— What the task requires —
Reproduce, exactly and in full, the lines from the one with "Output the Python" through the one with "import pandas as pd" in the data below; drop pictures.

— Stored items —

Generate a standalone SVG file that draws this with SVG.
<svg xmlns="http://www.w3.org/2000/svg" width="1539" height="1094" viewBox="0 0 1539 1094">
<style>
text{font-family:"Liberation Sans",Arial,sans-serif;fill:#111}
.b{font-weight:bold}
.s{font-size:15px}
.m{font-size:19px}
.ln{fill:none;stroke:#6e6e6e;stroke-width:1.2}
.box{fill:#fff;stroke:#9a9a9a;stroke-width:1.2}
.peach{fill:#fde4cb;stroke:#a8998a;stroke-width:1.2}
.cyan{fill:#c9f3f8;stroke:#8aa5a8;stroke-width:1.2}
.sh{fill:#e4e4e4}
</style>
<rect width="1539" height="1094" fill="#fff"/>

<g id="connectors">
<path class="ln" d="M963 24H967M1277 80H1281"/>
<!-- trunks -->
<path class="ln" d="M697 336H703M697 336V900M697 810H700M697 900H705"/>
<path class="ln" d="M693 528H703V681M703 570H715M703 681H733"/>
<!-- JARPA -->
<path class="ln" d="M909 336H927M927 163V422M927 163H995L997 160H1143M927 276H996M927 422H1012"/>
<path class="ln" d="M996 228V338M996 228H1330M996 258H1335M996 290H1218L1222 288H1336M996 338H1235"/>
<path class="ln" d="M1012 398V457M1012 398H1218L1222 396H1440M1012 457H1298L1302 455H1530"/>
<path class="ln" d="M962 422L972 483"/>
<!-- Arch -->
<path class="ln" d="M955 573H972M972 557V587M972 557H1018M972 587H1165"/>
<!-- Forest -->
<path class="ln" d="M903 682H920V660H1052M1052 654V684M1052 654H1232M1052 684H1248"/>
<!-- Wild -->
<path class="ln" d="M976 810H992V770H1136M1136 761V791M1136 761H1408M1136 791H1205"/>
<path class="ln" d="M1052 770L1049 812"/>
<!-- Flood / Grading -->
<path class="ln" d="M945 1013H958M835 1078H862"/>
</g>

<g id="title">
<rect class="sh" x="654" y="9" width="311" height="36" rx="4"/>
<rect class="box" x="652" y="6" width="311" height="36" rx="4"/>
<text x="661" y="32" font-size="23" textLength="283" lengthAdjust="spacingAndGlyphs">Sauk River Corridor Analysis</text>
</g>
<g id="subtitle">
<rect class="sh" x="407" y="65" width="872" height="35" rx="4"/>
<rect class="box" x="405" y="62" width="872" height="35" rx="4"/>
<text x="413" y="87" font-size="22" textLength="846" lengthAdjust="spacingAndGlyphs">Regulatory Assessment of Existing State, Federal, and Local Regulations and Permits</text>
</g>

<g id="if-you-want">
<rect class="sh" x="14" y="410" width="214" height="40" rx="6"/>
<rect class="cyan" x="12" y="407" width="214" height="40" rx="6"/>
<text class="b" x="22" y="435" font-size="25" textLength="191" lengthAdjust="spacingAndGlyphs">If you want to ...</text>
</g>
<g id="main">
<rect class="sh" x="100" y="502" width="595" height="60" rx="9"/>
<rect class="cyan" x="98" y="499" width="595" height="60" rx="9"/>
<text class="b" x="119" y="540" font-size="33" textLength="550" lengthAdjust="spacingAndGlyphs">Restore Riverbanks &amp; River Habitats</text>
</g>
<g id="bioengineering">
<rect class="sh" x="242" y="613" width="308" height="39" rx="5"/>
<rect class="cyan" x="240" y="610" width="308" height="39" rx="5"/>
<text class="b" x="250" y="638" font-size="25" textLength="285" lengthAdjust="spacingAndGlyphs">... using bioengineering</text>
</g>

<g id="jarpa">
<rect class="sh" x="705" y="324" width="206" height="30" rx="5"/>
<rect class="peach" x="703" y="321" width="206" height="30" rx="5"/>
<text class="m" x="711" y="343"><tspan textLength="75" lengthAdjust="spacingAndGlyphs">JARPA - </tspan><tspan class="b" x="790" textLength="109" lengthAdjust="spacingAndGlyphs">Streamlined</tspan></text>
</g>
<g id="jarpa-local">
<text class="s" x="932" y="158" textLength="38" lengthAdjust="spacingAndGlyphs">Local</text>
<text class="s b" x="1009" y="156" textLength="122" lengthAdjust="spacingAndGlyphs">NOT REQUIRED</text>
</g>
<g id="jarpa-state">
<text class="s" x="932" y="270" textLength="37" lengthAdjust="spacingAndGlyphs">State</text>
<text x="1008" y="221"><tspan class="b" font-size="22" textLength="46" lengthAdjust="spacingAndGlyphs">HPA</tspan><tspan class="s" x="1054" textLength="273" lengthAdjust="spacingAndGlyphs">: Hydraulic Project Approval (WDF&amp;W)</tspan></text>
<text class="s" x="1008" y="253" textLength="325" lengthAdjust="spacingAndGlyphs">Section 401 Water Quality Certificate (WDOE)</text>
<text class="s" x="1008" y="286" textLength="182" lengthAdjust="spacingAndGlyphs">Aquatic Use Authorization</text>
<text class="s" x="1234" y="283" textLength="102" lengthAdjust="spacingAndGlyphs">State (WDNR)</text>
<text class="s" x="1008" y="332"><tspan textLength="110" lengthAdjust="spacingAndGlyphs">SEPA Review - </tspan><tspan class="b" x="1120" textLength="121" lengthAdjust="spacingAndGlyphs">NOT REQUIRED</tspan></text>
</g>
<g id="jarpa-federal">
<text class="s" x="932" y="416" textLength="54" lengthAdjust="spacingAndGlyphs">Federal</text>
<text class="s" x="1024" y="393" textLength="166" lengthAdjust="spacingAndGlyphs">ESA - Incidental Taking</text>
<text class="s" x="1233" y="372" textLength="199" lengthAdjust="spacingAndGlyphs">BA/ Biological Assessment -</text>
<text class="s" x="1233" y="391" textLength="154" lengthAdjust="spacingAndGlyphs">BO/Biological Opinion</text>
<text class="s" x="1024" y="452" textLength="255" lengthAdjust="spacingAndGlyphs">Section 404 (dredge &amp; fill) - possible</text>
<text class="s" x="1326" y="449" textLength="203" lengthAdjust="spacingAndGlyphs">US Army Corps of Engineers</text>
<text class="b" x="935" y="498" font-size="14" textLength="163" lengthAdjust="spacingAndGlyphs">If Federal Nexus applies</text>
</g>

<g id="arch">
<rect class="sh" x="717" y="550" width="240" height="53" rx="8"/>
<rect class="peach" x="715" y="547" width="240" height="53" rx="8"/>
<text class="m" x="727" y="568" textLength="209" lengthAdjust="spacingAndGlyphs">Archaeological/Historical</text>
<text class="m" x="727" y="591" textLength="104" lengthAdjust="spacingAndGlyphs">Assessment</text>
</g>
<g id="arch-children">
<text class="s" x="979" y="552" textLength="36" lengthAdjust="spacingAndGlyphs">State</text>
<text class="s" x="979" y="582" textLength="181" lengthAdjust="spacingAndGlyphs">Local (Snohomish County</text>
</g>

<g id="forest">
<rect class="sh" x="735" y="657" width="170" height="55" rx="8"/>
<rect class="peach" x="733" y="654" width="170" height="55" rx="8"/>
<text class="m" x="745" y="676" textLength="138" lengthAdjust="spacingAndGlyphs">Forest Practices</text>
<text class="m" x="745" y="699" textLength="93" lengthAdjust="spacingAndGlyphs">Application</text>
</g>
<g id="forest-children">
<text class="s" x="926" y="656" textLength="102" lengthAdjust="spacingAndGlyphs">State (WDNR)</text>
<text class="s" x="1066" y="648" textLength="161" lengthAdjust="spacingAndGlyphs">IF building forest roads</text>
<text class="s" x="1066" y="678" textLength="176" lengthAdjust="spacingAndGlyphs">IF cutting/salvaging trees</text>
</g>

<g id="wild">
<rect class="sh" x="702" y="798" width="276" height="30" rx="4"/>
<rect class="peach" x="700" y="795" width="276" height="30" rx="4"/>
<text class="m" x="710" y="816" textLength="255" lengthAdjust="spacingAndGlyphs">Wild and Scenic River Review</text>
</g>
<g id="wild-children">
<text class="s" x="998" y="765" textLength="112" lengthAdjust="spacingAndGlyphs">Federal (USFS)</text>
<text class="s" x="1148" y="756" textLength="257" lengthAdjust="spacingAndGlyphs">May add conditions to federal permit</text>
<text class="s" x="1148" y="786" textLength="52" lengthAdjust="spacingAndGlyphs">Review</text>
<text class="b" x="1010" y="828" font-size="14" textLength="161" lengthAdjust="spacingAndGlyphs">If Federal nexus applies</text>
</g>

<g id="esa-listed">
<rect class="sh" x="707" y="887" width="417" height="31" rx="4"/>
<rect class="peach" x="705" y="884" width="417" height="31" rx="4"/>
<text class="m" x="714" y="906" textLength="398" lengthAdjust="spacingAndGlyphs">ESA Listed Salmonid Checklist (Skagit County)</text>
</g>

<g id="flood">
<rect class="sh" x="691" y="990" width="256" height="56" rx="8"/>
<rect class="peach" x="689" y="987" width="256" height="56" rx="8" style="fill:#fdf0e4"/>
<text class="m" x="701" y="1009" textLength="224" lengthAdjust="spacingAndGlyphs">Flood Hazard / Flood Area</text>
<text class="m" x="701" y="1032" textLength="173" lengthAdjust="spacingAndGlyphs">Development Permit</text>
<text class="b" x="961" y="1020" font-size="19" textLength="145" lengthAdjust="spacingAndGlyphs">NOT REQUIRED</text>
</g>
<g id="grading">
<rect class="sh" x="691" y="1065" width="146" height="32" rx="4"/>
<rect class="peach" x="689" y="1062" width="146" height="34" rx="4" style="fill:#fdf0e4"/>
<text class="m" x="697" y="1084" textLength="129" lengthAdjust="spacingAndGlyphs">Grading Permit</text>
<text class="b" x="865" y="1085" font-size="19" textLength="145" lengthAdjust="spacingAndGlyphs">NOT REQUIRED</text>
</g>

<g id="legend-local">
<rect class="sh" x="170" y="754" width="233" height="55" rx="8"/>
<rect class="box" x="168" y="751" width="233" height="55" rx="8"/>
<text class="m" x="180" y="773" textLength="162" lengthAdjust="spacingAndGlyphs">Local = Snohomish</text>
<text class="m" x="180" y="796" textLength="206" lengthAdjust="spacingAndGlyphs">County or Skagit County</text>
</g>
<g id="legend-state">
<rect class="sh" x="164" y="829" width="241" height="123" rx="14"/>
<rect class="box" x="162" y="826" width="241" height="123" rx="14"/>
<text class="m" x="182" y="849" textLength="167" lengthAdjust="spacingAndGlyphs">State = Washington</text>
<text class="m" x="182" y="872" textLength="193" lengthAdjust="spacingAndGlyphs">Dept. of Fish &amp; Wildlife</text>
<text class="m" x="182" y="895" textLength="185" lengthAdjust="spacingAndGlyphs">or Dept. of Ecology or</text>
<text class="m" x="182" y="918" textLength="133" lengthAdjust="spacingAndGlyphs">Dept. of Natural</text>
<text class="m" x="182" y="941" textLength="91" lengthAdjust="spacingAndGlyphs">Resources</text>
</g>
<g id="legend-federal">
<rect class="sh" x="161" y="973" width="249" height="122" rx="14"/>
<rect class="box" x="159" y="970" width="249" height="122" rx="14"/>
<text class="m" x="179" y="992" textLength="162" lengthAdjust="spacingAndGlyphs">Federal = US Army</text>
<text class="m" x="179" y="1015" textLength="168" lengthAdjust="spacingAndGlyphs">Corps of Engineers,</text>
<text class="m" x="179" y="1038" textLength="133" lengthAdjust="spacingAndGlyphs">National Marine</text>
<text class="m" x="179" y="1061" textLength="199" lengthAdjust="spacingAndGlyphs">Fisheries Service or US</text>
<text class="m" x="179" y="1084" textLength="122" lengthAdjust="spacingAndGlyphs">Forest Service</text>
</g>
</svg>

==

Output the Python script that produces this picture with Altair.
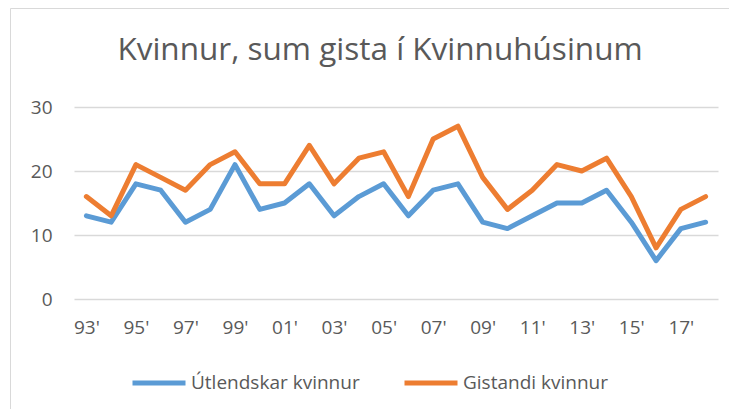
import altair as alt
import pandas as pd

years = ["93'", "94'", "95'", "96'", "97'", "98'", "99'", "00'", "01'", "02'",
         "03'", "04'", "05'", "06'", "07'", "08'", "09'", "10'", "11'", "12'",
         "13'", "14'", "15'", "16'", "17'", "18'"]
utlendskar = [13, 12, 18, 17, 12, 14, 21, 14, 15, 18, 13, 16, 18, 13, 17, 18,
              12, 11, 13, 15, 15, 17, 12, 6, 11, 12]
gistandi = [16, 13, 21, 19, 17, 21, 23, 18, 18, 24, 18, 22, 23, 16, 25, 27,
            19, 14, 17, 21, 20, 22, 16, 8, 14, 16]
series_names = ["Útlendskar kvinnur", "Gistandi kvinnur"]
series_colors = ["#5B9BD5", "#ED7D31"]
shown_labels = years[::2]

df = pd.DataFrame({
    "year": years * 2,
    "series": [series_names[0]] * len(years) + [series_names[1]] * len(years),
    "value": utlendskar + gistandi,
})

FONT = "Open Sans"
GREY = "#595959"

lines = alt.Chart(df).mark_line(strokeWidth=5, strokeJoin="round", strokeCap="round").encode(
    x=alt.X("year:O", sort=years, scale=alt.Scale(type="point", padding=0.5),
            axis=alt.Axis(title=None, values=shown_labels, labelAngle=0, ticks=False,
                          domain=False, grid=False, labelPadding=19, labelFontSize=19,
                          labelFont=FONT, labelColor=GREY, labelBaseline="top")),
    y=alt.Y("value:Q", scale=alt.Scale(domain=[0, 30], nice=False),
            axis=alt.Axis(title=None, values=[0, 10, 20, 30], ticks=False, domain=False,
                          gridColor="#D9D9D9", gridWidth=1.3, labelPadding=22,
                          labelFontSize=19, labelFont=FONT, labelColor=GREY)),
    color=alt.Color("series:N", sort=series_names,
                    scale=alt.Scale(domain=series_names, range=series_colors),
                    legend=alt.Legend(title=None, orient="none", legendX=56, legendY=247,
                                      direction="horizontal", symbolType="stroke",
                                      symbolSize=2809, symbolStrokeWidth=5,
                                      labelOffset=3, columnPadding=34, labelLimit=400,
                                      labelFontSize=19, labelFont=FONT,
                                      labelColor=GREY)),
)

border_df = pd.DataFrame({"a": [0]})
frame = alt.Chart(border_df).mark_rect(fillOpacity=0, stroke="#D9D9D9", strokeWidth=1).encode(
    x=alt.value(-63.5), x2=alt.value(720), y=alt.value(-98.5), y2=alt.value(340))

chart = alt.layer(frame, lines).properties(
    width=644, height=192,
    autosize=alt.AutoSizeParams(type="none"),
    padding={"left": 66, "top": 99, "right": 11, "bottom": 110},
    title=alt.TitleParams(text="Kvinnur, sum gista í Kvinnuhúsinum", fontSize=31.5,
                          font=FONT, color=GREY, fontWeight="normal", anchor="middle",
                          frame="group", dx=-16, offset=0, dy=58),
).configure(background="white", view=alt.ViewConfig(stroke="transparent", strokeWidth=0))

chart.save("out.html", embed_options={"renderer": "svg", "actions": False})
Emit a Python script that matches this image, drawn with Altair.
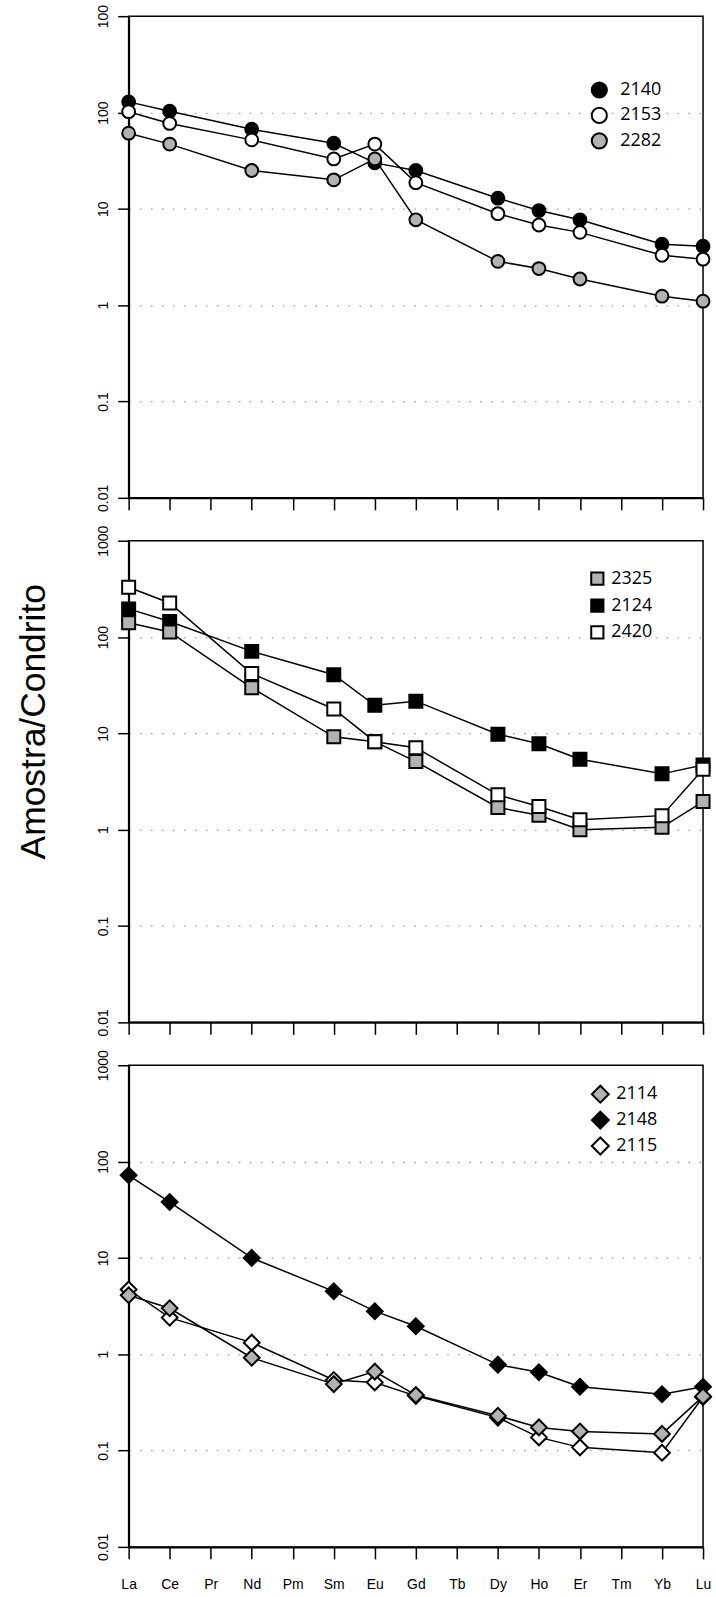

— The answer —
Output the Python script that produces this picture with Altair.
import altair as alt
import pandas as pd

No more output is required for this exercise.